There are a few terms that some readers might not recognize.
+ Vertex: this means the corners.  In the triangle ABC, the vertex A is just the point A, and so on.  The plural is vertices.
+ The foot of a perpendicular.  A perpendicular is from a point to a line.  The foot of a perpendicular is the point where it hits the line to which we're drawing the perpendicular.
+ An altitude is a perpendicular from a vertex to the opposite side.


Introduction
The Nine-Point Circle Theorem is an interesting result in Euclidean Geometry, having to do with a circle that that passes through six important points on any triangle.  Every triangle has several important points associated with it, and usually these points have little to do with each other.  But it just so happens that someone discovered that six of them all lie on a circle.  Furthermore, it turns out that there are three more relatively unimportant points that also lie on this circle.

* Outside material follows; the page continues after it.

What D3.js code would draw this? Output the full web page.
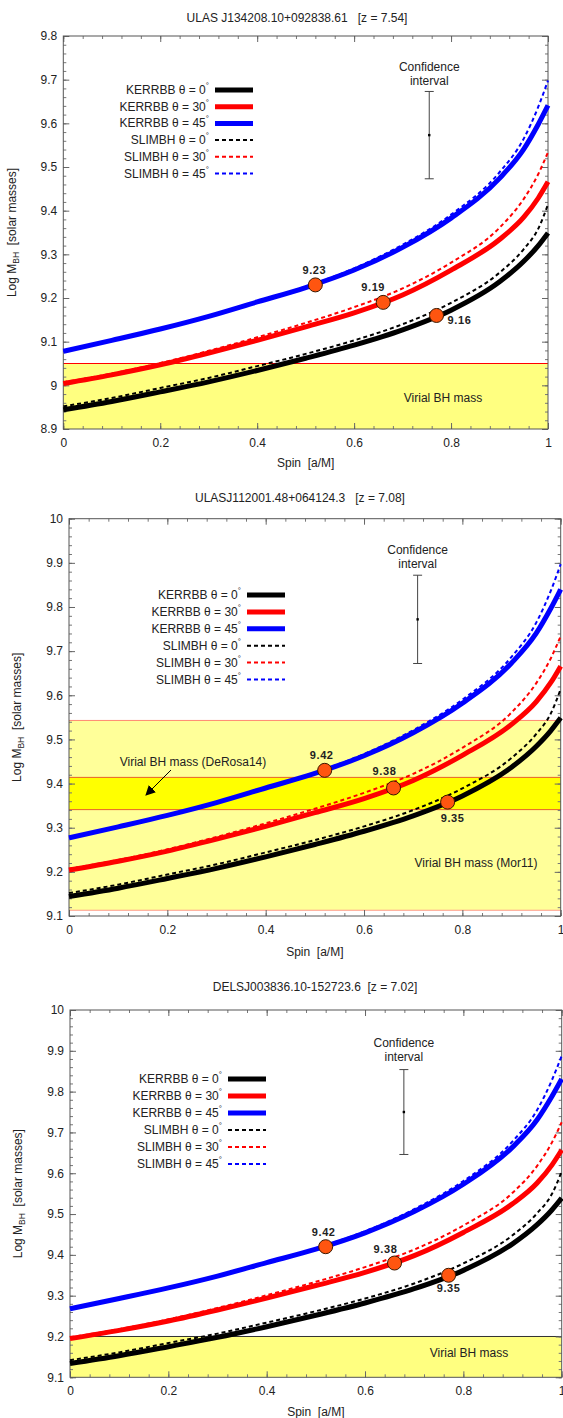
<!DOCTYPE html>
<html>
<head>
<meta charset="utf-8">
<script src="https://cdn.jsdelivr.net/npm/d3@7"></script>
<style>
  body { margin: 0; background: #fff; }
  text { font-family: "Liberation Sans", Arial, sans-serif; fill: #222; }
</style>
</head>
<body>
<div id="chart"></div>
<script>
// spin grid shared by every curve
var spins = [0, 0.1, 0.2, 0.3, 0.4, 0.5, 0.6, 0.7, 0.8, 0.9, 0.95, 0.98, 1];

var seriesNames = ['KERRBB \u03b8 = 0', 'KERRBB \u03b8 = 30', 'KERRBB \u03b8 = 45',
                   'SLIMBH \u03b8 = 0', 'SLIMBH \u03b8 = 30', 'SLIMBH \u03b8 = 45'];

// ULAS J134208.10+092838.61
var j1342_k0  = [8.944, 8.963, 8.985, 9.008, 9.034, 9.062, 9.092, 9.127, 9.172, 9.237, 9.284, 9.320, 9.349];
var j1342_k30 = [9.004, 9.024, 9.047, 9.074, 9.103, 9.134, 9.166, 9.207, 9.264, 9.334, 9.385, 9.429, 9.466];
var j1342_k45 = [9.078, 9.103, 9.129, 9.158, 9.191, 9.224, 9.264, 9.316, 9.383, 9.474, 9.541, 9.598, 9.641];
var j1342_s0  = [8.952, 8.971, 8.994, 9.017, 9.044, 9.072, 9.103, 9.140, 9.189, 9.258, 9.312, 9.359, 9.414];
var j1342_s30 = [9.007, 9.027, 9.051, 9.079, 9.110, 9.143, 9.179, 9.222, 9.281, 9.361, 9.427, 9.484, 9.534];
var j1342_s45 = [9.078, 9.103, 9.129, 9.159, 9.192, 9.226, 9.268, 9.322, 9.391, 9.488, 9.565, 9.638, 9.698];

// ULASJ112001.48+064124.3
var j1120_k0  = [9.144, 9.163, 9.185, 9.208, 9.234, 9.262, 9.292, 9.327, 9.372, 9.437, 9.484, 9.520, 9.549];
var j1120_k30 = [9.204, 9.224, 9.247, 9.274, 9.303, 9.334, 9.366, 9.407, 9.464, 9.534, 9.585, 9.629, 9.666];
var j1120_k45 = [9.277, 9.302, 9.328, 9.357, 9.390, 9.423, 9.463, 9.515, 9.582, 9.673, 9.740, 9.797, 9.840];
var j1120_s0  = [9.152, 9.171, 9.194, 9.217, 9.244, 9.272, 9.303, 9.340, 9.389, 9.458, 9.512, 9.559, 9.614];
var j1120_s30 = [9.207, 9.227, 9.251, 9.279, 9.310, 9.343, 9.379, 9.422, 9.481, 9.561, 9.627, 9.684, 9.734];
var j1120_s45 = [9.277, 9.302, 9.328, 9.358, 9.391, 9.425, 9.467, 9.521, 9.590, 9.687, 9.764, 9.837, 9.897];

// DELSJ003836.10-152723.6
var j0038_k0  = [9.134, 9.153, 9.175, 9.198, 9.224, 9.252, 9.282, 9.317, 9.362, 9.427, 9.474, 9.510, 9.539];
var j0038_k30 = [9.195, 9.215, 9.238, 9.265, 9.294, 9.325, 9.357, 9.398, 9.455, 9.525, 9.576, 9.620, 9.657];
var j0038_k45 = [9.268, 9.293, 9.319, 9.348, 9.381, 9.414, 9.454, 9.506, 9.573, 9.664, 9.731, 9.788, 9.831];
var j0038_s0  = [9.142, 9.161, 9.184, 9.207, 9.234, 9.262, 9.293, 9.330, 9.379, 9.448, 9.502, 9.549, 9.604];
var j0038_s30 = [9.198, 9.218, 9.242, 9.270, 9.301, 9.334, 9.370, 9.413, 9.472, 9.552, 9.618, 9.675, 9.725];
var j0038_s45 = [9.268, 9.293, 9.319, 9.349, 9.382, 9.416, 9.458, 9.512, 9.581, 9.678, 9.755, 9.828, 9.888];

// best-fit points (spin, mass) and their labels
var markerSpins = [0.52, 0.66, 0.77];
var j1342_marks = [9.23, 9.19, 9.16];
var j1342_markLabels = ['9.23', '9.19', '9.16'];
var j1120_marks = [9.43, 9.39, 9.358];
var j1120_markLabels = ['9.42', '9.38', '9.35'];
var j0038_marks = [9.42, 9.38, 9.35];
var j0038_markLabels = ['9.42', '9.38', '9.35'];

// virial mass bands [low, high]
var j1342_virial = [8.9, 9.05];
var j1120_mor11 = [9.113, 9.543];
var j1120_derosa = [9.341, 9.414];
var j0038_virial = [9.1, 9.2];

// confidence interval bars: [spin, centre, half width]
var j1342_conf = [0.755, 9.573, 0.1];
var j1120_conf = [0.709, 9.772, 0.1];
var j0038_conf = [0.679, 9.750, 0.104];

var colors = ['#000000', '#ff0000', '#0000ff', '#000000', '#ff0000', '#0000ff'];

var svg = d3.select('#chart').append('svg')
  .attr('width', 563).attr('height', 1418);

var line = d3.line().curve(d3.curveMonotoneX);

var panels = [
  { title: 'ULAS J134208.10+092838.61   [z = 7.54]', titleX: 297, titleY: 22,
    left: 63.3, right: 548, top: 36, bottom: 429, yDomain: [8.9, 9.8], yLabelX: 16,
    series: [j1342_k0, j1342_k30, j1342_k45, j1342_s0, j1342_s30, j1342_s45],
    marks: j1342_marks, markLabels: j1342_markLabels,
    labelOff: [[-1, -15], [-10, -15.5], [23, 5]],
    conf: j1342_conf, confTextY: [71, 85],
    legX: 215, legY: 90, legStep: 16.7,
    xLabelY: 467 },
  { title: 'ULASJ112001.48+064124.3   [z = 7.08]', titleX: 300, titleY: 502,
    left: 69, right: 560.7, top: 518.7, bottom: 916, yDomain: [9.1, 10], yLabelX: 21,
    series: [j1120_k0, j1120_k30, j1120_k45, j1120_s0, j1120_s30, j1120_s45],
    marks: j1120_marks, markLabels: j1120_markLabels,
    labelOff: [[-3, -15], [-9, -16.5], [5, 16]],
    conf: j1120_conf, confTextY: [554, 568],
    legX: 247, legY: 595, legStep: 16.9,
    xLabelY: 956 },
  { title: 'DELSJ003836.10-152723.6  [z = 7.02]', titleX: 315, titleY: 991,
    left: 70, right: 561.7, top: 1010, bottom: 1377.3, yDomain: [9.1, 10], yLabelX: 22,
    series: [j0038_k0, j0038_k30, j0038_k45, j0038_s0, j0038_s30, j0038_s45],
    marks: j0038_marks, markLabels: j0038_markLabels,
    labelOff: [[-2, -15], [-9, -14], [0, 13]],
    conf: j0038_conf, confTextY: [1047, 1061],
    legX: 228, legY: 1079, legStep: 17,
    xLabelY: 1416 }
];

function bandRect(g, x, y, band, fill) {
  g.append('rect')
    .attr('x', x(0)).attr('width', x(1) - x(0))
    .attr('y', y(band[1])).attr('height', y(band[0]) - y(band[1]))
    .attr('fill', fill);
}
function hLine(g, x, y, v, col) {
  g.append('line')
    .attr('x1', x(0)).attr('x2', x(1))
    .attr('y1', y(v)).attr('y2', y(v))
    .attr('stroke', col).attr('stroke-width', 1);
}

panels.forEach(function(p, pi) {
  var x = d3.scaleLinear().domain([0, 1]).range([p.left, p.right]);
  var y = d3.scaleLinear().domain(p.yDomain).range([p.bottom, p.top]);
  var g = svg.append('g');

  // bands
  if (pi === 0) {
    bandRect(g, x, y, j1342_virial, '#ffff80');
    hLine(g, x, y, j1342_virial[1], '#ff0000');
    g.append('text').attr('x', 443).attr('y', 402).attr('text-anchor', 'middle')
      .attr('font-size', 12).text('Virial BH mass');
  } else if (pi === 1) {
    bandRect(g, x, y, j1120_mor11, '#ffff99');
    bandRect(g, x, y, j1120_derosa, '#ffff00');
    hLine(g, x, y, j1120_mor11[0], '#ff9a8a');
    hLine(g, x, y, j1120_mor11[1], '#ff8a70');
    hLine(g, x, y, j1120_derosa[0], '#e8602a');
    hLine(g, x, y, j1120_derosa[1], '#e8602a');
    g.append('text').attr('x', 193).attr('y', 766).attr('text-anchor', 'middle')
      .attr('font-size', 12).text('Virial BH mass (DeRosa14)');
    g.append('text').attr('x', 476).attr('y', 867).attr('text-anchor', 'middle')
      .attr('font-size', 12).text('Virial BH mass (Mor11)');
    svg.append('defs').append('marker').attr('id', 'arr')
      .attr('viewBox', '0 0 10 10').attr('refX', 9).attr('refY', 5)
      .attr('markerWidth', 10).attr('markerHeight', 10).attr('orient', 'auto')
      .attr('markerUnits', 'userSpaceOnUse')
      .append('path').attr('d', 'M0,0 L10,5 L0,10 Z').attr('fill', '#000');
    g.append('line').attr('x1', 171).attr('y1', 770).attr('x2', 146).attr('y2', 795)
      .attr('stroke', '#000').attr('stroke-width', 1).attr('marker-end', 'url(#arr)');
  } else {
    bandRect(g, x, y, j0038_virial, '#ffff80');
    hLine(g, x, y, j0038_virial[1], '#333');
    g.append('text').attr('x', 469).attr('y', 1357).attr('text-anchor', 'middle')
      .attr('font-size', 12).text('Virial BH mass');
  }

  // minor ticks
  var xMinor = d3.range(0, 1.0001, 0.04);
  var yMinor = d3.range(p.yDomain[0], p.yDomain[1] + 0.0001, 0.02);
  [[d3.axisBottom(x), p.bottom, 0], [d3.axisTop(x), p.top, 0]].forEach(function(a) {
    g.append('g').attr('transform', 'translate(0,' + a[1] + ')')
      .call(a[0].tickValues(xMinor).tickSize(-3).tickFormat(''))
      .call(function(s) { s.select('.domain').remove(); s.selectAll('line').attr('stroke', '#777'); });
  });
  [[d3.axisLeft(y), p.left], [d3.axisRight(y), p.right]].forEach(function(a) {
    g.append('g').attr('transform', 'translate(' + a[1] + ',0)')
      .call(a[0].tickValues(yMinor).tickSize(-3).tickFormat(''))
      .call(function(s) { s.select('.domain').remove(); s.selectAll('line').attr('stroke', '#777'); });
  });

  // major ticks + labels
  var fmt = d3.format('~g');
  g.append('g').attr('transform', 'translate(0,' + p.bottom + ')')
    .call(d3.axisBottom(x).ticks(5).tickSize(-6).tickPadding(9).tickFormat(fmt))
    .call(function(s) {
      s.select('.domain').remove();
      s.selectAll('line').attr('stroke', '#666');
      s.selectAll('text').attr('font-size', 12).attr('font-family', '"Liberation Sans", Arial, sans-serif').attr('fill', '#222');
    });
  g.append('g').attr('transform', 'translate(0,' + p.top + ')')
    .call(d3.axisTop(x).ticks(5).tickSize(-6).tickFormat(''))
    .call(function(s) { s.select('.domain').remove(); s.selectAll('line').attr('stroke', '#666'); });
  g.append('g').attr('transform', 'translate(' + p.left + ',0)')
    .call(d3.axisLeft(y).ticks(9).tickSize(-6).tickPadding(6).tickFormat(fmt))
    .call(function(s) {
      s.select('.domain').remove();
      s.selectAll('line').attr('stroke', '#666');
      s.selectAll('text').attr('font-size', 12).attr('font-family', '"Liberation Sans", Arial, sans-serif').attr('fill', '#222');
    });
  g.append('g').attr('transform', 'translate(' + p.right + ',0)')
    .call(d3.axisRight(y).ticks(9).tickSize(-6).tickFormat(''))
    .call(function(s) { s.select('.domain').remove(); s.selectAll('line').attr('stroke', '#666'); });

  // frame
  g.append('rect').attr('x', p.left).attr('y', p.top)
    .attr('width', p.right - p.left).attr('height', p.bottom - p.top)
    .attr('fill', 'none').attr('stroke', '#555').attr('stroke-width', 1);

  // curves: solid KERRBB first, dashed SLIMBH on top
  p.series.forEach(function(vals, i) {
    var pts = spins.map(function(s, k) { return [x(s), y(vals[k])]; });
    g.append('path').attr('d', line(pts)).attr('fill', 'none')
      .attr('stroke', colors[i])
      .attr('stroke-width', i < 3 ? 5 : 2)
      .attr('stroke-dasharray', i < 3 ? null : '4,3');
  });

  // confidence interval
  var cx = x(p.conf[0]);
  var ct = y(p.conf[1] + p.conf[2]), cb = y(p.conf[1] - p.conf[2]);
  g.append('line').attr('x1', cx).attr('x2', cx).attr('y1', ct).attr('y2', cb)
    .attr('stroke', '#444').attr('stroke-width', 1);
  [ct, cb].forEach(function(yy) {
    g.append('line').attr('x1', cx - 4.5).attr('x2', cx + 4.5).attr('y1', yy).attr('y2', yy)
      .attr('stroke', '#444').attr('stroke-width', 1);
  });
  g.append('rect').attr('x', cx - 1.2).attr('y', y(p.conf[1]) - 1.2)
    .attr('width', 2.4).attr('height', 2.4).attr('fill', '#000');
  g.append('text').attr('x', cx).attr('y', p.confTextY[0]).attr('text-anchor', 'middle')
    .attr('font-size', 12).text('Confidence');
  g.append('text').attr('x', cx).attr('y', p.confTextY[1]).attr('text-anchor', 'middle')
    .attr('font-size', 12).text('interval');

  // markers
  markerSpins.forEach(function(s, i) {
    var mx = x(s), my = y(p.marks[i]);
    g.append('circle').attr('cx', mx).attr('cy', my).attr('r', 7)
      .attr('fill', '#ff5510').attr('stroke', '#3a1800').attr('stroke-width', 1);
    g.append('text').attr('x', mx + p.labelOff[i][0]).attr('y', my + p.labelOff[i][1])
      .attr('text-anchor', 'middle').attr('dominant-baseline', 'central')
      .attr('font-size', 11).attr('font-weight', 'bold').attr('letter-spacing', 0.6)
      .text(p.markLabels[i]);
  });

  // legend
  seriesNames.forEach(function(name, i) {
    var ly = p.legY + i * p.legStep;
    var t = g.append('text').attr('x', p.legX - 6).attr('y', ly + 4)
      .attr('text-anchor', 'end').attr('font-size', 12);
    t.append('tspan').text(name);
    t.append('tspan').attr('dy', -6).attr('font-size', 8).text('\u00b0');
    g.append('line').attr('x1', p.legX).attr('x2', p.legX + 38)
      .attr('y1', ly).attr('y2', ly)
      .attr('stroke', colors[i])
      .attr('stroke-width', i < 3 ? 5 : 2)
      .attr('stroke-dasharray', i < 3 ? null : '4,3');
  });

  // titles and axis labels
  g.append('text').attr('x', p.titleX).attr('y', p.titleY).attr('text-anchor', 'middle')
    .attr('font-size', 12).style('white-space', 'pre').text(p.title);
  g.append('text').attr('x', (p.left + p.right) / 2).attr('y', p.xLabelY)
    .attr('text-anchor', 'middle').attr('font-size', 12).style('white-space', 'pre')
    .text('Spin  [a/M]');
  var yc = (p.top + p.bottom) / 2;
  var yl = g.append('text').attr('transform', 'translate(' + p.yLabelX + ',' + yc + ') rotate(-90)')
    .attr('text-anchor', 'middle').attr('font-size', 12).style('white-space', 'pre');
  yl.append('tspan').text('Log M');
  yl.append('tspan').attr('dy', 3).attr('font-size', 8.5).text('BH');
  yl.append('tspan').attr('dy', -3).text('  [solar masses]');
});
</script>
</body>
</html>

To explain the points and their significance, we show them in a sequence of diagrams below.

First, we show the midpoints of each of the sides.  We indicate these in RED.


Next, we show the feet of the altitudes from each vertex to the opposite side. We show these in GREEN.


Incidentally, this sketch illustrates that the altitudes meet at one point, which is called the orthocenter, shown as O below.

Finally, we show that the points that lie midway between the orthocenter and the vertices also lie on the circle; we show these in PINK.



And now, the moment you’ve all been waiting for: the actual circle:

We shall actually prove that these points lie on a circle (though it obviously does, according to the picture).

The proof of the existence of the 9-point circle is based on two previous theorems.

The first of these is the Mid-Point Theorem, which says that if XYZ is a triangle, and P is the midpoint of XY, and Q is the midpoint of XZ, then
(i) PQ = 1/2 YZ, and
(ii) PQ is parallel to YZ.
The proof of this is not difficult.

Let XYZ be a triangle, and let P and Q be the midpoints, as described above.  Consider the diagram at right.

To prove this theorem, we need a construction.  Extend PQ to point R, in such a way that PQ and QR are congruent (i.e., equal in length).  Join ZR.  Now triangles PQX and RQZ are congruent by "Side-Angle-Side".

Angles XPQ and ZRQ are congruent by Corresponding Parts.  Using the Alternate Angle Theorem, we know that lines XPY and RZ are parallel.

Consider the second diagram.  As you can see, XP, RZ, and PY are all congruent.  There is a result that says that if PY and RZ are both parallel and congruent, then PR and YZ are also both parallel and congruent.  It also means that the length of PQ is half of the length of YZ!

The second result we need is the interesting fact that if UV is the diameter of a circle, and if it is a side of a triangle whose third vertex, W, is on one of the semicircles, then angle W will be a right angle.  We give a diagram; the result follows from a little angle-chasing (notice that there are two isosceles triangles in the figure).